Entries from a dataset
********
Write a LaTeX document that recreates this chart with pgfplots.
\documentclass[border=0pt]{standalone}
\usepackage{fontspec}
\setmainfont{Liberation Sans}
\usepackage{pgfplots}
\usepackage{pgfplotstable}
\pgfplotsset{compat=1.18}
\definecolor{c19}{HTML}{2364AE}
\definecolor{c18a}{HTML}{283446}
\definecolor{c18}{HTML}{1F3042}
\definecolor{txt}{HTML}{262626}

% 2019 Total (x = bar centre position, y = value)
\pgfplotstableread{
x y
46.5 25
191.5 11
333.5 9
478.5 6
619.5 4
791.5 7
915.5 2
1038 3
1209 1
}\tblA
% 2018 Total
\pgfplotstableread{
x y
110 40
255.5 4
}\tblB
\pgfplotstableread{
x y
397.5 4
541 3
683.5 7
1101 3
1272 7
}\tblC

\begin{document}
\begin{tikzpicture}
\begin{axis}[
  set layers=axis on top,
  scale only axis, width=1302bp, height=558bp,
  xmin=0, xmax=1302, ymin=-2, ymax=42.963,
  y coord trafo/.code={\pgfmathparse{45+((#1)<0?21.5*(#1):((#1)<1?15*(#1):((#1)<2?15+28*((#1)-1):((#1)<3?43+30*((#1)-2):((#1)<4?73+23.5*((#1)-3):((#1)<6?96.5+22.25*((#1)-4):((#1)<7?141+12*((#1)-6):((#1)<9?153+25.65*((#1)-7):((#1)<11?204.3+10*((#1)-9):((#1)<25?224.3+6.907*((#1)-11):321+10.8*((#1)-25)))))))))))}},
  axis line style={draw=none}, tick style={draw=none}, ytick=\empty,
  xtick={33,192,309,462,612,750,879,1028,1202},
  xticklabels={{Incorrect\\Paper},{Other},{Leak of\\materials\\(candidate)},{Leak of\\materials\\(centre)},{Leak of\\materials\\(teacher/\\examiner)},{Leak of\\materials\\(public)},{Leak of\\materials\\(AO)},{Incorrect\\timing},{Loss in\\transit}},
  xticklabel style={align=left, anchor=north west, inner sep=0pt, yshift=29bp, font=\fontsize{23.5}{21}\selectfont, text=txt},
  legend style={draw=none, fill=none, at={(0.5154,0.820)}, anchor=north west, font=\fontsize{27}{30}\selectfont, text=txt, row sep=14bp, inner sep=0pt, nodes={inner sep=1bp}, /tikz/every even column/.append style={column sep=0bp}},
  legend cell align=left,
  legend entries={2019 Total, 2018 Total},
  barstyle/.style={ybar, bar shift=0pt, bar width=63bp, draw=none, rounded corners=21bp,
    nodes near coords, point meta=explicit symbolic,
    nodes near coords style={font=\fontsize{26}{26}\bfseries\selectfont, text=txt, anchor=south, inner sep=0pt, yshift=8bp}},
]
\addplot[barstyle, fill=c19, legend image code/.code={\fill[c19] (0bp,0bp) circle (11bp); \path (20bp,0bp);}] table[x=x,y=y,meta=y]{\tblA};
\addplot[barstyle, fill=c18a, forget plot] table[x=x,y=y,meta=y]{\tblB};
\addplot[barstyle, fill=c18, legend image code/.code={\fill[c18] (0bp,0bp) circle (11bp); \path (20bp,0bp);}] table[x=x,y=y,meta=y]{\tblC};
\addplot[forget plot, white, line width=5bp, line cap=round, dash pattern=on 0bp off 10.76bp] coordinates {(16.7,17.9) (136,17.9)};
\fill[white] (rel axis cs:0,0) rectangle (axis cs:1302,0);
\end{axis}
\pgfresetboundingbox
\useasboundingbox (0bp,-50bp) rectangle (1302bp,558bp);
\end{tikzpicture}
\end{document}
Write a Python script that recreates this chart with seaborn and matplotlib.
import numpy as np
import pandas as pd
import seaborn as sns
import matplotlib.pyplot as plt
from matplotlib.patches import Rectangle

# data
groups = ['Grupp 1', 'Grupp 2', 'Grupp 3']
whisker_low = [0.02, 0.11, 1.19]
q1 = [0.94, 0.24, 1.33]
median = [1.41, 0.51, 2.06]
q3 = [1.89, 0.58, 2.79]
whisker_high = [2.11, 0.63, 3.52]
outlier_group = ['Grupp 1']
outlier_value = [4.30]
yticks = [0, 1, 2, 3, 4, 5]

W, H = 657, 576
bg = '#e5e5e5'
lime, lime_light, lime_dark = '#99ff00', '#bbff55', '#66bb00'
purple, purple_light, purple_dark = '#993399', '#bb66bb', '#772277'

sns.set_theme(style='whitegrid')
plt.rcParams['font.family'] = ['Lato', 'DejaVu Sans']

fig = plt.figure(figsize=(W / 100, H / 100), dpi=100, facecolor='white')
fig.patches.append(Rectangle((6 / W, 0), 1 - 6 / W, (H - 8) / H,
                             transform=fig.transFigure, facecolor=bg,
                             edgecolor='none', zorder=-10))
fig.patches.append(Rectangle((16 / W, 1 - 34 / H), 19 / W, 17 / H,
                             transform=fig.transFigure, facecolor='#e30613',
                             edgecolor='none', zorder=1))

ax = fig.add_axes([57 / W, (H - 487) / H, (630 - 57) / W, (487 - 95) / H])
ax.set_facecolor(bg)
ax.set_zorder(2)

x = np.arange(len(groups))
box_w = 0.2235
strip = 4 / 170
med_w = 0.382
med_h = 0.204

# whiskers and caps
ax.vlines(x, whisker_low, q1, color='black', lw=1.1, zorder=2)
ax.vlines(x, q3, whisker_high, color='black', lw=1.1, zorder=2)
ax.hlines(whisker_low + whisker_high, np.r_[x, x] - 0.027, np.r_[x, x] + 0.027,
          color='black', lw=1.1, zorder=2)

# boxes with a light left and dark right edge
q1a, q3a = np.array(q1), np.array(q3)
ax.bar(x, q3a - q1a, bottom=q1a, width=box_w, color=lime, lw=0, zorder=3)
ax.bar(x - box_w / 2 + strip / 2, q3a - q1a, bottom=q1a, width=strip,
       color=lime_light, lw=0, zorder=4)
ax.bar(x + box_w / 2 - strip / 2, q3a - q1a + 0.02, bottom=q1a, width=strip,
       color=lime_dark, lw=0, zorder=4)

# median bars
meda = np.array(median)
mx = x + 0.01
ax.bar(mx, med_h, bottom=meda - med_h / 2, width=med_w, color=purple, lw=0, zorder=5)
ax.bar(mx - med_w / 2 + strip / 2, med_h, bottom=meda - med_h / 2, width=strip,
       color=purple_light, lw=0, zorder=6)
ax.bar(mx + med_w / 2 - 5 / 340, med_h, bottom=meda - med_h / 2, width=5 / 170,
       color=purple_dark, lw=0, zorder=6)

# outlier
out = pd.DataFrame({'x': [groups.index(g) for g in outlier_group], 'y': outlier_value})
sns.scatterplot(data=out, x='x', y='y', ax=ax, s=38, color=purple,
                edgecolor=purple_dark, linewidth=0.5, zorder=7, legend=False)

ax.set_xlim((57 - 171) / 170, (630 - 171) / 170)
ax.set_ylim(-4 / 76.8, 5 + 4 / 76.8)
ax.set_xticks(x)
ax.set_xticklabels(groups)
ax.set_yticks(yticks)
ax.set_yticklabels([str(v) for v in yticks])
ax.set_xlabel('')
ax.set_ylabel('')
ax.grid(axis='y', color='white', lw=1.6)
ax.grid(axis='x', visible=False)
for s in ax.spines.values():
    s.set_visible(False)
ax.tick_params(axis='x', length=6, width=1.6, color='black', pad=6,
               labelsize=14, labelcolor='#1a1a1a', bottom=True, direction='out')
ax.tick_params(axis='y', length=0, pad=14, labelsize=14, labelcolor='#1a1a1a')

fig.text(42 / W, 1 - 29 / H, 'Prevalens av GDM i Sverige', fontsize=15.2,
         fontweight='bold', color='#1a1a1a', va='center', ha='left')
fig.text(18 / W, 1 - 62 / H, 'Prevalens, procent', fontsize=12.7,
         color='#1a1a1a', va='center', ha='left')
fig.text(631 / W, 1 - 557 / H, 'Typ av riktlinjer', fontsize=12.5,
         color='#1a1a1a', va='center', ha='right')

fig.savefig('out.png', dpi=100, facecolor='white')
********
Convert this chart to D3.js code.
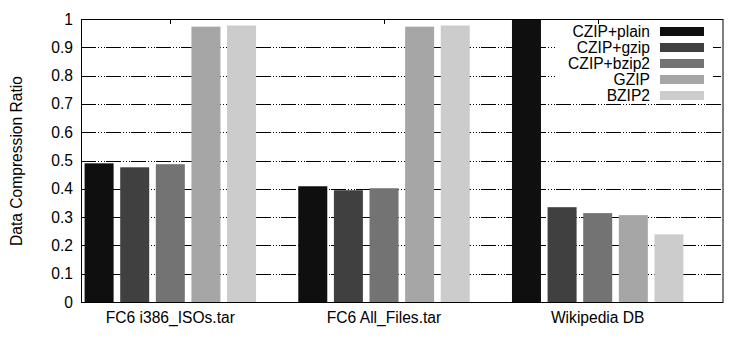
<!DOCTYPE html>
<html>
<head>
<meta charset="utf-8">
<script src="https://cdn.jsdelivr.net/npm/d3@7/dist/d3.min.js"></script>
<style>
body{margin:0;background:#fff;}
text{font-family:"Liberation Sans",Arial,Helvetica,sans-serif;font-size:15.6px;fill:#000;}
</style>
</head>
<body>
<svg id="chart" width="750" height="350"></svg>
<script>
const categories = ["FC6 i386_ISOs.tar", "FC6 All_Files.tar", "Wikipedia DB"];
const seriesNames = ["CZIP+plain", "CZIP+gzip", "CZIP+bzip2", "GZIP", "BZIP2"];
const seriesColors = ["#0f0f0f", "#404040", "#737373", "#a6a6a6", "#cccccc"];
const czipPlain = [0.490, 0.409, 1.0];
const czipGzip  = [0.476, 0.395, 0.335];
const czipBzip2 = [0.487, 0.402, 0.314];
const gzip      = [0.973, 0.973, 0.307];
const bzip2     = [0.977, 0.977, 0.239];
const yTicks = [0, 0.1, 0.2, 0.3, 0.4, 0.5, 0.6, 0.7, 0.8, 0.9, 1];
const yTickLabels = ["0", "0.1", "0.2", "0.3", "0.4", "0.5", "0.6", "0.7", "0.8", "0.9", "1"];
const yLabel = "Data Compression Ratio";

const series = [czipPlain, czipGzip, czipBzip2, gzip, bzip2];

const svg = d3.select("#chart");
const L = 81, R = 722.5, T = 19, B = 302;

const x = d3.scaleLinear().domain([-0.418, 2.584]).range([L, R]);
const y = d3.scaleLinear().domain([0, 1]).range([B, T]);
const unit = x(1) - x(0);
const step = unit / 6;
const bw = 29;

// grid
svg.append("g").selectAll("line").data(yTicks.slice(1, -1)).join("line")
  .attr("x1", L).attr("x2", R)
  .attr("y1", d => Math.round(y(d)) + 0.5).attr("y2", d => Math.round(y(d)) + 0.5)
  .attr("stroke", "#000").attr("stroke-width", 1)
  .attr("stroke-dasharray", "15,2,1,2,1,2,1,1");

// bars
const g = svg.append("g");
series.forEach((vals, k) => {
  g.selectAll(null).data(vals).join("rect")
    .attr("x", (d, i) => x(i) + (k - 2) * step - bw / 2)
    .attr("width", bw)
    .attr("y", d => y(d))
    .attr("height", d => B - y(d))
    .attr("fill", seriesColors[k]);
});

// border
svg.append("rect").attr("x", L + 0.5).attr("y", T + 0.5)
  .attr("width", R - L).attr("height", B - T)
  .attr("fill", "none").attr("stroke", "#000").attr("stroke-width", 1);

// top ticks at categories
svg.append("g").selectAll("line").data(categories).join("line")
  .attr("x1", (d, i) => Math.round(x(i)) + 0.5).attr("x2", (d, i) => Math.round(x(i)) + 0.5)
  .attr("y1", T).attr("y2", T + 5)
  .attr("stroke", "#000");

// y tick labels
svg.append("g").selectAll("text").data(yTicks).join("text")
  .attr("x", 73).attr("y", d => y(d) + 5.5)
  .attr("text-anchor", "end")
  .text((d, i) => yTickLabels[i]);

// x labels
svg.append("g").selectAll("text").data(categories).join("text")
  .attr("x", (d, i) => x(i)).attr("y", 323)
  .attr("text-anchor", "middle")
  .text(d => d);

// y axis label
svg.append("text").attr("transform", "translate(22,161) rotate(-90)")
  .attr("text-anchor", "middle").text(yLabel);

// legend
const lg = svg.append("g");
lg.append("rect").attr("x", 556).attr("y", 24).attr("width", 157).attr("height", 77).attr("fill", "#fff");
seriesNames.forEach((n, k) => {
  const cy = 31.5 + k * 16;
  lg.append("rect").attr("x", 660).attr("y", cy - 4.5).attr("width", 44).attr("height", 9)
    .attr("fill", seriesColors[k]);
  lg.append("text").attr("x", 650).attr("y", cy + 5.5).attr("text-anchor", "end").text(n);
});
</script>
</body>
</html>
********
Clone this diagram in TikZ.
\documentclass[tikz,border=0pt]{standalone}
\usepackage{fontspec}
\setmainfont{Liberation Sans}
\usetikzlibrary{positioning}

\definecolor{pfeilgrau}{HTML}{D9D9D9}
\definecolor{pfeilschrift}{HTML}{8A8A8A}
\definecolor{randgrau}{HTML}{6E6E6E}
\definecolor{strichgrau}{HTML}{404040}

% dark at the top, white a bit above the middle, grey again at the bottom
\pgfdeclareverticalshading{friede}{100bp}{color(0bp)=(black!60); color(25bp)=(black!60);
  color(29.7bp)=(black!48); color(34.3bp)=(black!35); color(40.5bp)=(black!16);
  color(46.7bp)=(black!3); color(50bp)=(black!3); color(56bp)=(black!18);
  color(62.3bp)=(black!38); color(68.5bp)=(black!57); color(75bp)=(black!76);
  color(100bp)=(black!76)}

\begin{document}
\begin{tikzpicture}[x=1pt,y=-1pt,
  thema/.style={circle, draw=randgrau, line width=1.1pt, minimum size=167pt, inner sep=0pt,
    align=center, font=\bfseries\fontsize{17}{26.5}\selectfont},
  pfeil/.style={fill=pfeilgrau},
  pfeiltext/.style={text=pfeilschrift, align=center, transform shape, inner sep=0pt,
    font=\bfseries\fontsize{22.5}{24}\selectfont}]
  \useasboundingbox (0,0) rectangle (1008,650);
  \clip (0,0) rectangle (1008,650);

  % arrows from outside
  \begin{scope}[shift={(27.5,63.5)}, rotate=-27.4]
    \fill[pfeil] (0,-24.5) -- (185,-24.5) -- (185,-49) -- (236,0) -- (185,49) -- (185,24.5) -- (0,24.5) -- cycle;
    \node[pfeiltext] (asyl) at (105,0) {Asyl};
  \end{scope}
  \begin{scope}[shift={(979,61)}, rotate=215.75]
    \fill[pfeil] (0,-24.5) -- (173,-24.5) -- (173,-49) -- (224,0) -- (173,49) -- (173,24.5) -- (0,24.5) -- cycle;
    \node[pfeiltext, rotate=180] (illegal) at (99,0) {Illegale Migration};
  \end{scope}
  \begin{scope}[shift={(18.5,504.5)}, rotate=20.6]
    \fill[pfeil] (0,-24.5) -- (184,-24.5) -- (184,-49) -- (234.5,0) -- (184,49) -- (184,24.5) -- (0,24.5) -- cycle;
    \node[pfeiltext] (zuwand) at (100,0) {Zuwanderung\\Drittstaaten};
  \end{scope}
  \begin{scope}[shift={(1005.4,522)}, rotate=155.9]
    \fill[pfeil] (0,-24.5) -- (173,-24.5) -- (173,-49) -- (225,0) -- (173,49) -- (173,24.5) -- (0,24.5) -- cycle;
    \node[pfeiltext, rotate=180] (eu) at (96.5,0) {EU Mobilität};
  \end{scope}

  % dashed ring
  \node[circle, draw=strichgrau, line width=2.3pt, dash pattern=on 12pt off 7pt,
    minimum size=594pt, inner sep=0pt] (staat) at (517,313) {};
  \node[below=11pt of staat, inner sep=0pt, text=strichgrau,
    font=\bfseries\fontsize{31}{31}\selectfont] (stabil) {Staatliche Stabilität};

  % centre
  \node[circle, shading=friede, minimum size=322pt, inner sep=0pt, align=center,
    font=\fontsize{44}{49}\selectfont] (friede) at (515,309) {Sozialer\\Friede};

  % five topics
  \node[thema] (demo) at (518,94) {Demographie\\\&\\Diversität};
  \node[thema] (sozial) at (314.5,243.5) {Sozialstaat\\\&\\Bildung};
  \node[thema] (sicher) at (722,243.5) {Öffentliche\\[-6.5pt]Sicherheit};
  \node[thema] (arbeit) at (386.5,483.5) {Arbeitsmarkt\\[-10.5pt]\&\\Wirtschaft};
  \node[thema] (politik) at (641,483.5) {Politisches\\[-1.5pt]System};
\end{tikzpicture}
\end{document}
********
Given request: Exactly and exclusively, reproduce the lines that start at the line containing "Write a Python" and end at the line containing "med_h = 0.204", inclusive of both.

Task output:
Write a Python script that recreates this chart with seaborn and matplotlib.
import numpy as np
import pandas as pd
import seaborn as sns
import matplotlib.pyplot as plt
from matplotlib.patches import Rectangle

# data
groups = ['Grupp 1', 'Grupp 2', 'Grupp 3']
whisker_low = [0.02, 0.11, 1.19]
q1 = [0.94, 0.24, 1.33]
median = [1.41, 0.51, 2.06]
q3 = [1.89, 0.58, 2.79]
whisker_high = [2.11, 0.63, 3.52]
outlier_group = ['Grupp 1']
outlier_value = [4.30]
yticks = [0, 1, 2, 3, 4, 5]

W, H = 657, 576
bg = '#e5e5e5'
lime, lime_light, lime_dark = '#99ff00', '#bbff55', '#66bb00'
purple, purple_light, purple_dark = '#993399', '#bb66bb', '#772277'

sns.set_theme(style='whitegrid')
plt.rcParams['font.family'] = ['Lato', 'DejaVu Sans']

fig = plt.figure(figsize=(W / 100, H / 100), dpi=100, facecolor='white')
fig.patches.append(Rectangle((6 / W, 0), 1 - 6 / W, (H - 8) / H,
                             transform=fig.transFigure, facecolor=bg,
                             edgecolor='none', zorder=-10))
fig.patches.append(Rectangle((16 / W, 1 - 34 / H), 19 / W, 17 / H,
                             transform=fig.transFigure, facecolor='#e30613',
                             edgecolor='none', zorder=1))

ax = fig.add_axes([57 / W, (H - 487) / H, (630 - 57) / W, (487 - 95) / H])
ax.set_facecolor(bg)
ax.set_zorder(2)

x = np.arange(len(groups))
box_w = 0.2235
strip = 4 / 170
med_w = 0.382
med_h = 0.204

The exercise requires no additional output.